The Brickyard was the first project I worked on from start to finish here, and it’s at I-635 and I-35 at Mercer Crossing. If you drove out to it when it was under construction, there was one office building and a lake on one side. It backs up to a canal. It was all field at the time. We built romantic, industrial, New York-inspired architecture out there, but we made all the streets flush with the curb so it feels more urban. We looked at Portland. We looked at New York. We did sunken stoops and elevated stoops, and used quality materials that felt urban. I was very diligent about [our landscaping]. We didn’t want yards. We did hard scape and potted trees. We carried that urban architecture through to the landscaping, and we were really nervous about it. My mom [Lucy Billingsley] was terrified when we were doing it because there wasn’t any other multifamily out there around us. It ended up being our fastest lease up that we’ve had to date. There’s a real hunger and thirst for that sort of architecture out in the suburbs, and a lot of what they’d been seeing didn’t have that “extra” to it. Whether it’s high-rise or not, I think there is a definite desire to have the urban experience in the suburbs.

BAKEWELL: The struggle is being the pioneer to do it, right, because you don’t have comps that could support and say, “OK, I’m going to build like this and get these rents.” When they are out trying to get financing, either equity or debt, you’ve got to sell the lender on “This is our dream. This is how we think it’s going to work.” They’ll say, “Where are your comps?” We did McKenzie, and it was the same thing. We started out with wanting to build 2,300-square-foot units. I couldn’t that financed. The cost basis was too high, and we pulled it back to 1,600 square feet. And that was still a struggle to get it done. Today, I think the second one would be a lot easier because I can show how the other one went. But being the first to do anything is really the hard part.
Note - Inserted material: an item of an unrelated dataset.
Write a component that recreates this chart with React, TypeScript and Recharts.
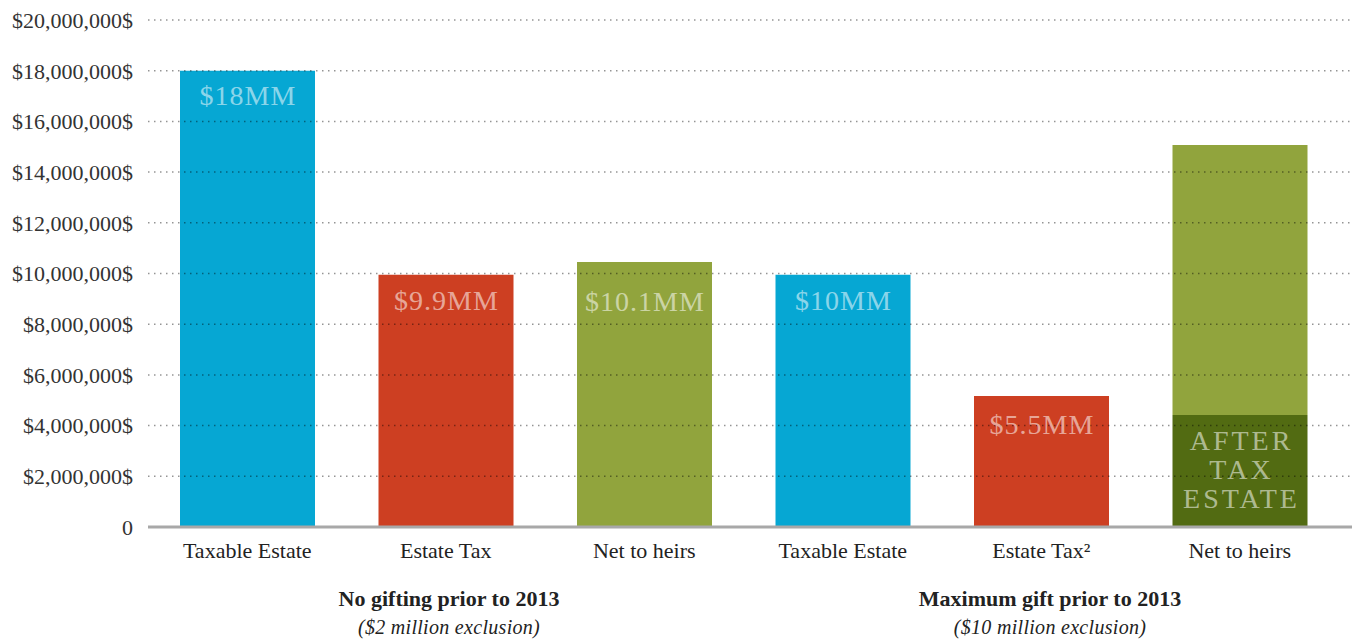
import React from "react";
import { BarChart, Bar, XAxis, YAxis, Cell, LabelList, ReferenceLine } from "recharts";

const categories = ["Taxable Estate", "Estate Tax", "Net to heirs", "Taxable Estate", "Estate Tax²", "Net to heirs"];
const baseValues = [18000000, 9950000, 10450000, 9950000, 5170000, 4420000];
const giftValues = [null, null, null, null, null, 10650000];
const baseLabels = [["$18MM"], ["$9.9MM"], ["$10.1MM"], ["$10MM"], ["$5.5MM"], ["AFTER", "TAX", "ESTATE"]];
const giftLabels = [[], [], [], [], [], ["$10MM", "GIFT"]];
const yTicks = [0, 2000000, 4000000, 6000000, 8000000, 10000000, 12000000, 14000000, 16000000, 18000000, 20000000];
const groupTitles = ["No gifting prior to 2013", "Maximum gift prior to 2013"];
const groupSubtitles = ["($2 million exclusion)", "($10 million exclusion)"];

const baseColors = ["#06a7d3", "#cd3f22", "#91a43d", "#06a7d3", "#cd3f22", "#526b12"];
const giftColor = "#91a43d";
const baseLabelOffsets = [25, 26, 39, 26, 29, 26];
const giftLabelOffset = 77;

const data = categories.map((c, i) => ({
  id: i,
  name: c,
  base: baseValues[i],
  gift: giftValues[i],
}));

const SERIF = "'Liberation Serif', 'Times New Roman', serif";

const fmtY = (v: number) => (v === 0 ? "0" : "$" + v.toLocaleString("en-US") + "$");

const makeLabel = (labels: string[][], offsets: (i: number) => number, lineH: number) => (props: any) => {
  const { x, y, width, index } = props;
  const lines = labels[index] || [];
  if (!lines.length) return null;
  const cx = Number(x) + Number(width) / 2;
  const top = Number(y) + offsets(index);
  return (
    <g>
      {lines.map((ln, k) => {
        const caps = /^[A-Z]+$/.test(ln);
        return (
          <text
            key={k}
            x={cx + (caps ? 1.5 : 0.5)}
            y={top + k * lineH}
            textAnchor="middle"
            dominantBaseline="central"
            fontFamily={SERIF}
            fontSize={28}
            letterSpacing={caps ? 3 : 1}
            fill="rgba(255,255,255,0.55)"
          >
            {ln}
          </text>
        );
      })}
    </g>
  );
};

const CatTick = (props: any) => {
  const { x, y, payload } = props;
  const label = categories[payload.value] ?? "";
  return (
    <text x={x} y={y} dy="0.71em" textAnchor="middle" fontFamily={SERIF} fontSize={22} fill="#222">
      {label}
    </text>
  );
};

export default function App() {
  return (
    <div style={{ position: "absolute", left: 0, top: 0, width: 1352, height: 640, background: "#fff" }}>
      <BarChart width={1352} height={640} data={data} margin={{ top: 20, right: 0, left: 0, bottom: 0 }} barSize={135}>
        <XAxis
          dataKey="id"
          type="category"
          height={113}
          tick={<CatTick />}
          tickLine={false}
          tickSize={0}
          tickMargin={15}
          axisLine={{ stroke: "#a8a8a8", strokeWidth: 3 }}
          padding={{ left: 0, right: 13 }}
          interval={0}
        />
        <YAxis
          width={148}
          domain={[0, 20000000]}
          ticks={yTicks}
          tickFormatter={fmtY}
          axisLine={false}
          tickLine={false}
          tickSize={0}
          tickMargin={15}
          tick={{ fontFamily: SERIF, fontSize: 22, fill: "#333" }}
          interval={0}
        />
        <Bar dataKey="base" stackId="a" isAnimationActive={false}>
          {data.map((d, i) => (
            <Cell key={i} fill={baseColors[i]} />
          ))}
          <LabelList dataKey="base" content={makeLabel(baseLabels, (i) => baseLabelOffsets[i], 29)} />
        </Bar>
        <Bar dataKey="gift" stackId="a" fill={giftColor} isAnimationActive={false}>
          <LabelList dataKey="gift" content={makeLabel(giftLabels, () => giftLabelOffset, 24)} />
        </Bar>
        {yTicks.slice(1).map((t) => (
          <ReferenceLine key={t} y={t} stroke="rgba(0,0,0,0.42)" strokeWidth={1.5} strokeDasharray="1.5 4.5" />
        ))}
      </BarChart>
      {groupTitles.map((t, i) => (
        <div
          key={t}
          style={{
            position: "absolute",
            left: (i === 0 ? 449 : 1050) - 200,
            width: 400,
            top: 586,
            textAlign: "center",
            fontFamily: SERIF,
            lineHeight: "26px",
            color: "#222",
          }}
        >
          <div style={{ fontWeight: "bold", fontSize: 22 }}>{t}</div>
          <div style={{ fontStyle: "italic", fontSize: 20, marginTop: 2, letterSpacing: 0.3 }}>{groupSubtitles[i]}</div>
        </div>
      ))}
    </div>
  );
}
“What we’re doing is trying to take into account that people are moving here from the West Coast and the East Coast. And, just because their company is based in North Dallas, doesn’t mean they don’t want a sort of Uptown or West Village urban energized experience.”
—SUMNER BILLINGSLEY


BEATTIE: Victory Park is a good example of that. We’re seeing the region trying to create new districts from scratch, and it’s very difficult to create a successful urban environment. I think Victory Park 2.0 is going to be really successful. The high-rises that have been delivered recently there are all competing with each other, and they are probably not where the developers would like them to be, but there’s a new wave of restaurants that are going to be open in the next couple of months that’s will interject new street life there. It will be successful eventually — but just like you said, it’s the pioneering large-scale mixed-use developments that are very tough to execute.

BAKEWELL: We’ve seen neighborhoods develop. Before, it was Uptown and the suburbs, but now we’ve got West Dallas, Victory, and Deep Ellum. You can pick the neighborhood based on your taste and what you want.

BILLINGSLEY: I think Dallas … is going to become more like LA where people don’t want to spend any more time in their car than they have to. The pocket neighborhoods are going to get stronger and stronger identities, because people are going to want to have a neighborhood bar, and they are going to want to have a healthy, funky grocery store — or whatever it is that really gives them a sense of community and identity. They’re not going to want to drive 50 miles to go to their favorite restaurant.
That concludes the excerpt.